Last fall one of my teachers of the Chinese language came here to visit, a man with no respect for religion at all, a thorough Communist. But after one meeting with His Holiness he changed completely. He was very shaken. His Holiness is not like the Chinese leaders. He really answers your questions - even before you ask. I think many young Tibetans like my friend would change if they could meet such lamas.
Those young people who escape nowadays, says Mr. Tsultrim of the Council for Tibetan Education, are hungry for education. "And they are even more interested in religion than those raised outside. They have observed how, against such great risks, their elders secretly preserved religion while the Communists suppressed it." Fifty have taken ordination in the new monasteries in India.
It is interesting to speculate what would happen if the 100,000 relatively westernized Tibetans-in-exile returned to Tibet. The question is a big one for China, since their repeated efforts to woo back the Dalai Lama to help energize their reluctant colony have at least won a tentative agreement from him to return for a visit in 1985.
Political values and ideals have changed dramatically among Tibetans both inside and outside the country in the last 25 years. Interestingly, at least according to those interviewed, they have been moving in very similar directions:
Pasang, devout Buddhist, mother, and teacher - "If Tibet were liberated, I would like to see a democratic government with equal chance to work at any job according to capacity. His Holiness the Dalai Lama should continue as the head of it, but I think whatever good points Communism may have could be incorporated."
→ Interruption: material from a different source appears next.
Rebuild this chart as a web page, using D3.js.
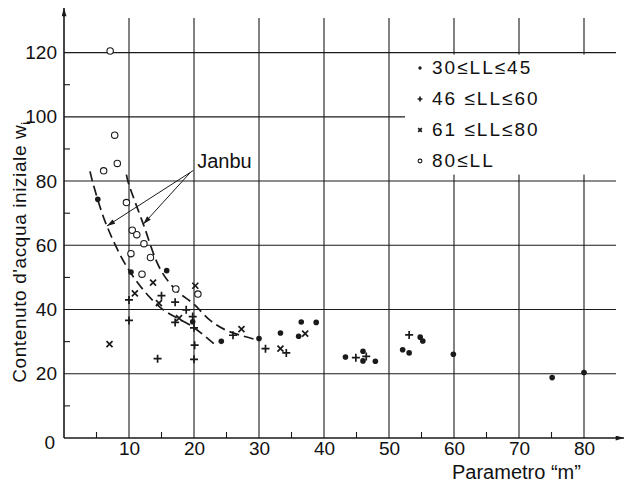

Sonam, ex-cadre - "I definitely think Tibet should be a democratic country. The aristocratic system could not survive now. Those in Tibet would be 100 percent against it. Still I see nothing bad with reestablishing the old festivals and the monasteries. Also I think that the institution of the Dalai Lama is important to maintain Tibetan independence of the Chinese." Jampel Choesang, Secretary-General of the Tibetan Youth Congress - "The ideal Tibet must be a free society, something like India, with freedom of religion, a parliamentary unitary government, and a general franchise. The government should be basically secular, and there should be wide access to education. It must be more democratic than before. The people must hold the ball, and the government serve the people."
Mr. Ngawang Tsultrim of the CTE and a member of the old aristocracy, put it even more succinctly, "If we go back now, though much has been preserved, it will be a new Tibet. Shangri-la is finished and gone."